[Supplied entries]:

◆ ◆ ◆

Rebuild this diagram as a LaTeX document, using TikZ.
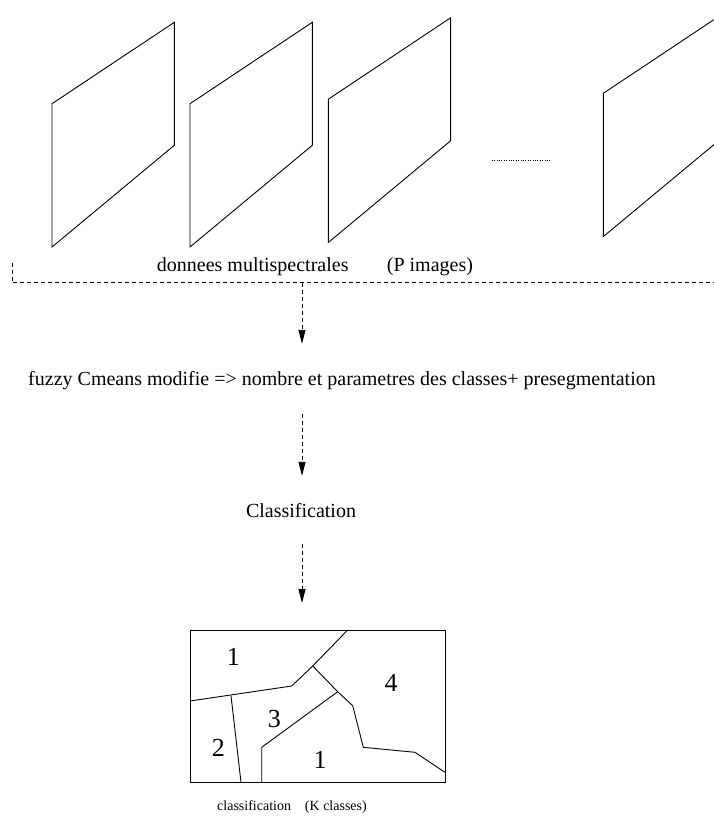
\documentclass[tikz,border=0pt]{standalone}
\usepackage{fontspec}
\setmainfont{Liberation Serif}
\usetikzlibrary{arrows.meta}

\tikzset{
  plane/.style={black, line width=0.9pt},
  border/.style={black, line width=0.9pt},
  flow/.style={line width=0.9pt, dash pattern=on 4pt off 3pt, -{Triangle[length=14pt,width=7pt]}, shorten >=27pt},
  lbl/.style={font=\fontsize{20}{24}\selectfont, inner sep=0pt, text height=14pt, text depth=4.5pt},
  caption/.style={font=\fontsize{14}{17}\selectfont, inner sep=0pt},
  region/.style={font=\fontsize{26}{30}\selectfont, inner sep=0pt},
}

\begin{document}
\begin{tikzpicture}[x=1pt, y=-1pt]
        \clip (0,0) rectangle (714,816);

        % multispectral planes
        \foreach \dx/\dy in {0/0, 138/0, 276.3/-4.5, 551.3/-10.4} {
            \draw[plane] (52+\dx,103.7+\dy) -- (174.3+\dx,22.3+\dy) -- (174.3+\dx,145.3+\dy) -- (52+\dx,247+\dy) -- cycle;
        }

        % dots between planes
        \draw[line width=0.8pt, dash pattern=on 0.8pt off 1.6pt] (491.7,160) -- (551,160);

        \node[lbl, anchor=base west] (donnees) at (156.7,271) {donnees multispectrales};
        \node[lbl, anchor=base west] (pimages) at (386.7,271) {(P images)};

        % collecting line
        \coordinate (split) at (302,282.5);
        \draw[line width=0.9pt, dash pattern=on 4pt off 3pt] (12,262.5) -- (12,282.5) -- (split) -- (720,282.5);

        % steps
        \node[lbl, anchor=base] (fuzzy) at (342,385) {fuzzy Cmeans modifie => nombre et parametres des classes+ presegmentation};
        \node[lbl, anchor=base] (classif) at (301,517) {Classification};

        % result map
        \node[border, draw, minimum width=255pt, minimum height=152.3pt, inner sep=0pt, anchor=north west] (carte) at (190,630) {};

        \draw[flow] (split) -- (split |- fuzzy.north);
        \draw[flow, shorten <=24pt] (split |- fuzzy.south) -- (split |- classif.north);
        \draw[flow, shorten <=22pt] (split |- classif.south) -- (split |- carte.north);

        % region boundaries
        \draw[border] (190,701) -- (291.7,686) -- (312.7,666) -- (347.7,630);
        \draw[border] (312.7,666) -- (337.7,691.7) -- (352.7,705.7) -- (363.3,747.3) -- (415,752.3) -- (445,772.3);
        \draw[border] (337.7,691.7) -- (261.7,747.3) -- (261.7,782.3);
        \draw[border] (231,695.7) -- (241,782.3);

        % class labels
        \node[region] (r1) at (233.3,656.7) {1};
        \node[region] (r4) at (391,683.3) {4};
        \node[region] (r3) at (274.3,719.3) {3};
        \node[region] (r2) at (218.3,748.3) {2};
        \node[region] (r5) at (320,760) {1};

        \node[caption, anchor=base west] (capL) at (217,810) {classification};
        \node[caption, anchor=base east] (capR) at (367,810) {(K classes)};

\end{tikzpicture}
\end{document}
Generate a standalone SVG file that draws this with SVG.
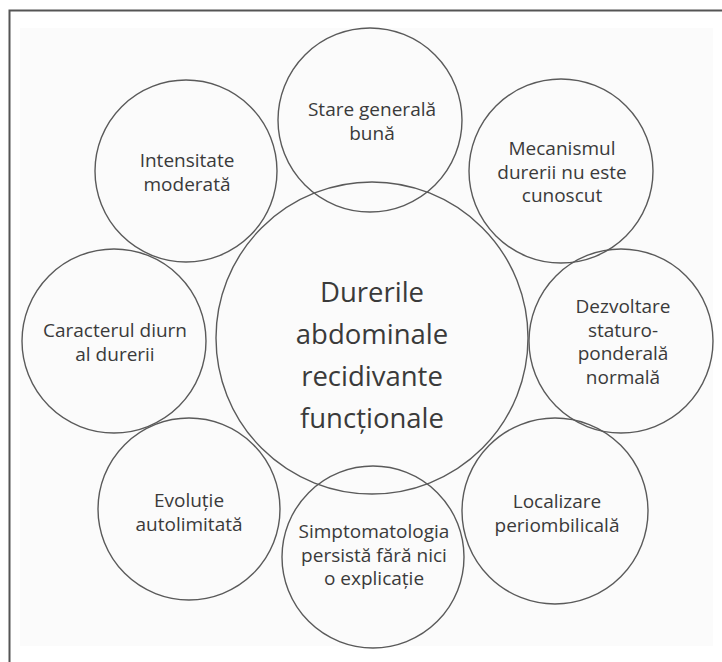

◆ ◆ ◆

[Work required]: In the copy, include all records verbatim but no images.

[Finished exercise]:
Rebuild this diagram as a LaTeX document, using TikZ.
\documentclass[tikz,border=0pt]{standalone}
\usepackage{fontspec}
\setmainfont{Liberation Serif}
\usetikzlibrary{arrows.meta}

\tikzset{
  plane/.style={black, line width=0.9pt},
  border/.style={black, line width=0.9pt},
  flow/.style={line width=0.9pt, dash pattern=on 4pt off 3pt, -{Triangle[length=14pt,width=7pt]}, shorten >=27pt},
  lbl/.style={font=\fontsize{20}{24}\selectfont, inner sep=0pt, text height=14pt, text depth=4.5pt},
  caption/.style={font=\fontsize{14}{17}\selectfont, inner sep=0pt},
  region/.style={font=\fontsize{26}{30}\selectfont, inner sep=0pt},
}

\begin{document}
\begin{tikzpicture}[x=1pt, y=-1pt]
        \clip (0,0) rectangle (714,816);

        % multispectral planes
        \foreach \dx/\dy in {0/0, 138/0, 276.3/-4.5, 551.3/-10.4} {
            \draw[plane] (52+\dx,103.7+\dy) -- (174.3+\dx,22.3+\dy) -- (174.3+\dx,145.3+\dy) -- (52+\dx,247+\dy) -- cycle;
        }

        % dots between planes
        \draw[line width=0.8pt, dash pattern=on 0.8pt off 1.6pt] (491.7,160) -- (551,160);

        \node[lbl, anchor=base west] (donnees) at (156.7,271) {donnees multispectrales};
        \node[lbl, anchor=base west] (pimages) at (386.7,271) {(P images)};

        % collecting line
        \coordinate (split) at (302,282.5);
        \draw[line width=0.9pt, dash pattern=on 4pt off 3pt] (12,262.5) -- (12,282.5) -- (split) -- (720,282.5);

        % steps
        \node[lbl, anchor=base] (fuzzy) at (342,385) {fuzzy Cmeans modifie => nombre et parametres des classes+ presegmentation};
        \node[lbl, anchor=base] (classif) at (301,517) {Classification};

        % result map
        \node[border, draw, minimum width=255pt, minimum height=152.3pt, inner sep=0pt, anchor=north west] (carte) at (190,630) {};

        \draw[flow] (split) -- (split |- fuzzy.north);
        \draw[flow, shorten <=24pt] (split |- fuzzy.south) -- (split |- classif.north);
        \draw[flow, shorten <=22pt] (split |- classif.south) -- (split |- carte.north);

        % region boundaries
        \draw[border] (190,701) -- (291.7,686) -- (312.7,666) -- (347.7,630);
        \draw[border] (312.7,666) -- (337.7,691.7) -- (352.7,705.7) -- (363.3,747.3) -- (415,752.3) -- (445,772.3);
        \draw[border] (337.7,691.7) -- (261.7,747.3) -- (261.7,782.3);
        \draw[border] (231,695.7) -- (241,782.3);

        % class labels
        \node[region] (r1) at (233.3,656.7) {1};
        \node[region] (r4) at (391,683.3) {4};
        \node[region] (r3) at (274.3,719.3) {3};
        \node[region] (r2) at (218.3,748.3) {2};
        \node[region] (r5) at (320,760) {1};

        \node[caption, anchor=base west] (capL) at (217,810) {classification};
        \node[caption, anchor=base east] (capR) at (367,810) {(K classes)};

\end{tikzpicture}
\end{document}
Generate a standalone SVG file that draws this with SVG.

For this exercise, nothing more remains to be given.